Le colibri

VERONESI Sandro

Il y a Marco, marié à une épouse désaxée, et le psychanalyste atypique de celle-ci, il y a Duccio l’innommable, son ami qui porte la poisse, il y a ses parents désunis, sa sœur suicidée, son frère avec lequel il est brouillé, et Luisa son grand amour, et encore sa fille puis sa petite fille…

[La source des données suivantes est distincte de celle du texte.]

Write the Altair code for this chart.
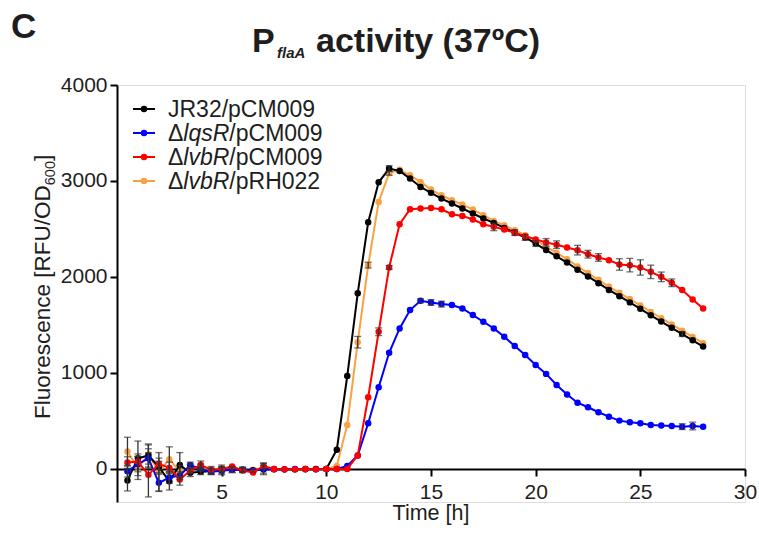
import altair as alt
import pandas as pd

FONT = "Liberation Sans"
TXT = "#1e1e1e"

time_h = [0.5, 1.0, 1.5, 2.0, 2.5, 3.0, 3.5, 4.0, 4.5, 5.0, 5.5, 6.0, 6.5, 7.0,
          7.5, 8.0, 8.5, 9.0, 9.5, 10.0, 10.5, 11.0, 11.5, 12.0, 12.5, 13.0, 13.5,
          14.0, 14.5, 15.0, 15.5, 16.0, 16.5, 17.0, 17.5, 18.0, 18.5, 19.0, 19.5,
          20.0, 20.5, 21.0, 21.5, 22.0, 22.5, 23.0, 23.5, 24.0, 24.5, 25.0, 25.5,
          26.0, 26.5, 27.0, 27.5, 28.0]

series_names = ["JR32/pCM009", "ΔlqsR/pCM009", "ΔlvbR/pCM009", "ΔlvbR/pRH022"]
series_colors = ["#000000", "#0000ff", "#ff0000", "#f9a245"]

jr32 = [-120, 110, 140, 20, -130, 40, -40, -30, -25, -15, -5, -10, -15, -5,
        -5, -5, -5, -5, 0, 0, 200, 968, 1831, 2570, 2986, 3129, 3104,
        3025, 2938, 2876, 2817, 2765, 2713, 2661, 2609, 2563, 2511, 2463, 2411,
        2348, 2280, 2215, 2150, 2075, 2005, 1935, 1865, 1800, 1735, 1668, 1600,
        1535, 1470, 1405, 1340, 1275]
lqsr = [-25, 50, 110, -145, -90, -70, 40, 0, -30, -20, -10, -10, -20, -5,
        0, -5, 0, 0, -5, 0, 0, 30, 140, 475, 850, 1210, 1464,
        1655, 1751, 1734, 1717, 1707, 1672, 1603, 1533, 1464, 1377, 1280, 1186,
        1082, 990, 874, 775, 690, 642, 590, 544, 503, 486, 475, 458,
        451, 447, 440, 447, 440]
lvbr = [66, 76, -62, 52, 10, -110, -17, 42, -10, 0, 24, -17, -38, 30,
        0, -5, -5, 0, -5, 0, 0, 0, 140, 746, 1429, 2099, 2549,
        2705, 2712, 2719, 2705, 2653, 2636, 2598, 2549, 2522, 2494, 2459, 2425,
        2390, 2360, 2336, 2307, 2279, 2237, 2203, 2175, 2130, 2123, 2099, 2053,
        2001, 1939, 1863, 1766, 1672]
rh022 = [180, 10, 150, -30, 100, -25, 10, 20, -15, 10, 15, -10, -10, 0,
         -5, -5, -5, 0, 0, 0, 30, 458, 1320, 2123, 2782, 3080, 3118,
         3059, 2990, 2910, 2851, 2799, 2754, 2702, 2643, 2584, 2539, 2487, 2435,
         2383, 2315, 2250, 2185, 2110, 2040, 1970, 1900, 1835, 1770, 1703, 1635,
         1570, 1505, 1440, 1375, 1310]

jr32_sd = [110, 180, 120, 60, 90, 130, 40, 30, 30, 30, 30, 20, 20, 40,
           0, 0, 0, 0, 0, 0, 0, 0, 0, 0, 0, 30, 0,
           0, 0, 0, 0, 0, 0, 0, 0, 0, 0, 30, 30,
           30, 0, 0, 0, 0, 0, 0, 0, 0, 0, 0, 0,
           0, 0, 25, 0, 0]
lqsr_sd = [60, 80, 100, 90, 60, 40, 30, 20, 30, 40, 30, 20, 0, 0,
           0, 0, 0, 0, 0, 0, 0, 0, 0, 0, 0, 0, 0,
           0, 20, 30, 30, 0, 0, 0, 0, 0, 0, 0, 0,
           0, 0, 0, 0, 0, 0, 0, 0, 0, 0, 0, 0,
           0, 0, 30, 40, 0]
lvbr_sd = [60, 80, 230, 60, 60, 60, 30, 40, 0, 20, 0, 0, 0, 30,
           0, 0, 0, 0, 0, 0, 0, 0, 0, 0, 40, 20, 0,
           0, 0, 0, 0, 0, 0, 0, 0, 40, 0, 0, 0,
           0, 40, 40, 0, 50, 40, 40, 0, 60, 70, 80, 70,
           50, 40, 0, 0, 0]
rh022_sd = [150, 120, 100, 200, 130, 60, 40, 30, 40, 30, 0, 30, 0, 60,
            0, 0, 0, 0, 0, 0, 0, 0, 60, 30, 0, 20, 0,
            0, 0, 0, 0, 0, 0, 0, 0, 0, 0, 0, 0,
            0, 0, 0, 0, 0, 0, 0, 0, 0, 0, 0, 0,
            0, 0, 0, 0, 0]

values = [jr32, lqsr, lvbr, rh022]
sds = [jr32_sd, lqsr_sd, lvbr_sd, rh022_sd]

rows = []
for name, vals, errs in zip(series_names, values, sds):
    for t, v, e in zip(time_h, vals, errs):
        rows.append({"series": name, "time": t, "value": v, "sd": e,
                     "lo": v - e, "hi": v + e})
df = pd.DataFrame(rows)

x_enc = alt.X("time:Q", scale=alt.Scale(domain=[0, 30], nice=False, zero=False),
              axis=alt.Axis(values=[5, 10, 15, 20, 25, 30], offset=-33, title=None,
                            domainColor="black", domainWidth=2, tickColor="black",
                            tickWidth=2, tickSize=7, labelFontSize=21, labelFont=FONT,
                            labelColor=TXT, labelPadding=5, grid=False, labelFlush=False,
                            format="d"))
y_enc = alt.Y("value:Q", scale=alt.Scale(domain=[-345, 4000], nice=False, zero=False),
              axis=alt.Axis(values=[0, 1000, 2000, 3000, 4000], title=None,
                            domainColor="black", domainWidth=2, tickColor="black",
                            tickWidth=2, tickSize=7, labelFontSize=21, labelFont=FONT,
                            labelColor=TXT, labelPadding=3, grid=False, format="d"))
color_enc = alt.Color("series:N", scale=alt.Scale(domain=series_names, range=series_colors),
                      legend=None)

base = alt.Chart(df)
layers = []
for name in ["ΔlvbR/pRH022", "JR32/pCM009", "ΔlqsR/pCM009", "ΔlvbR/pCM009"]:
    sub = base.transform_filter(alt.datum.series == name)
    layers.append(sub.mark_line(strokeWidth=2).encode(x=x_enc, y=y_enc, color=color_enc))
    layers.append(sub.mark_circle(size=42, opacity=1).encode(x=x_enc, y=y_enc, color=color_enc))

err = base.transform_filter(alt.datum.sd > 0)
layers.append(err.mark_rule(color="#333333", strokeWidth=1.3).encode(
    x="time:Q", y="lo:Q", y2="hi:Q"))
layers.append(err.mark_tick(orient="horizontal", size=7, thickness=1.3, color="#333333").encode(
    x="time:Q", y="lo:Q"))
layers.append(err.mark_tick(orient="horizontal", size=7, thickness=1.3, color="#333333").encode(
    x="time:Q", y="hi:Q"))


def label(txt, x, y, size, weight="normal", style="normal", align="left", angle=0,
          baseline="alphabetic"):
    return alt.Chart(alt.Data(values=[{}])).mark_text(
        text=txt, fontSize=size, fontWeight=weight, fontStyle=style, align=align,
        baseline=baseline, font=FONT, color=TXT, angle=angle
    ).encode(x=alt.value(x), y=alt.value(y))


# panel letter and title
layers.append(label("C", -106, -47, 35, weight="bold"))
layers.append(label("P", 135, -33, 34, weight="bold"))
layers.append(label("flaA", 160, -27, 15, weight="bold", style="italic"))
layers.append(label("activity (37ºC)", 199, -33, 34, weight="bold"))

# axis titles
layers.append(label("Time [h]", 314, 435, 21.5, align="center"))
layers.append(label("Fluorescence [RFU/OD", -67, 334, 22.5, angle=270))
layers.append(label("600", -62, 100.2, 14.5, angle=270))
layers.append(label("]", -67, 76, 22.5, angle=270))

# legend
leg_fs = 23
delta_w = 0.667 * leg_fs
ital_w = 2.0 * leg_fs
for i, (name, col) in enumerate(zip(series_names, series_colors)):
    yc = 24 + 24 * i
    yb = yc + 8
    layers.append(alt.Chart(alt.Data(values=[{}])).mark_rule(color=col, strokeWidth=2).encode(
        x=alt.value(16), x2=alt.value(38), y=alt.value(yc)))
    layers.append(alt.Chart(alt.Data(values=[{}])).mark_circle(color=col, size=42, opacity=1).encode(
        x=alt.value(27), y=alt.value(yc)))
    if name.startswith("Δ"):
        ital = name[1:].split("/")[0]
        rest = "/" + name.split("/")[1]
        layers.append(label("Δ", 51, yb, leg_fs))
        layers.append(label(ital, 51 + delta_w, yb, leg_fs, style="italic"))
        layers.append(label(rest, 51 + delta_w + ital_w, yb, leg_fs))
    else:
        layers.append(label(name, 51, yb, leg_fs))

chart = alt.layer(*layers).properties(
    width=628, height=417,
    autosize=alt.AutoSizeParams(type="none"),
    padding={"left": 117, "top": 85, "right": 14, "bottom": 34},
).configure_view(stroke=None).configure(background="white")

chart.save("out.html", embed_options={"renderer": "svg", "actions": False})
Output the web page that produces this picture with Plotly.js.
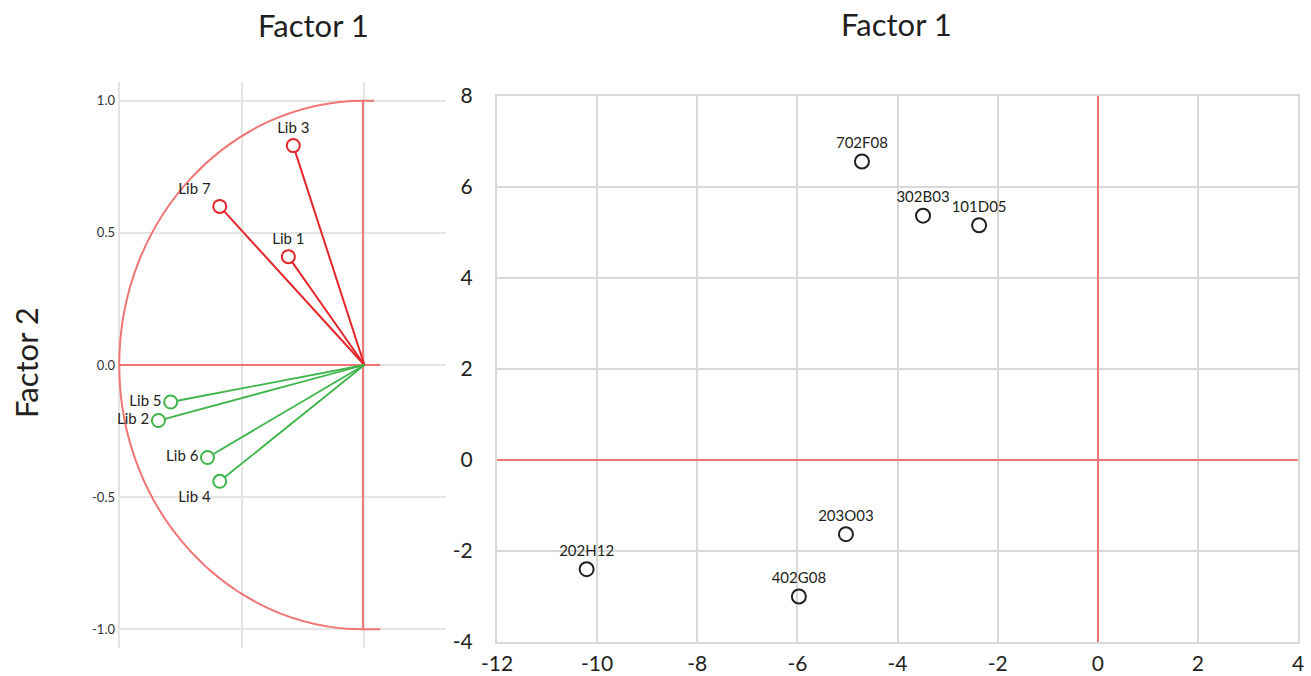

C’est l’histoire du Colibri, pivot central et immuable d’une vie familiale jalonnée par le malheur, dont il est à la fois l’acteur et le spectateur. Sa vie amoureuse restera à jamais inaccomplie entre un mariage basé sur le mensonge et un amour platonique. Parce que, lui écrit son amante, il « met toute son énergie à rester immobile », comme l’oiseau du même nom. Elle, contrairement à lui, est en perpétuelle reconstruction. Classique dans leurs échanges épistolaires, le style et la construction adoptent, pour conter les destinées familiales, une tournure bien différente. En de courts chapitres, les phrases longues, obsessionnelles, suivent alors les méandres d’une mémoire faisant fi de toute narration linéaire. On sait que Sandro Veronesi , contrairement à son héros, est féru de psychanalyse et le livre en est imprégné. C’est un roman ambitieux, exigeant, à l’architecture complexe, syncopée, éclatée, parfois déconcertante, qui rassemble en un sombre kaléidoscope les fragments épars d’une saga familiale. Il faut tout le talent de l’auteur de Chaos calme pour réussir ce tour de force : assembler ce puzzle, sorti de son imagination, mais tellement humain. (M.-N.P. et A.C.)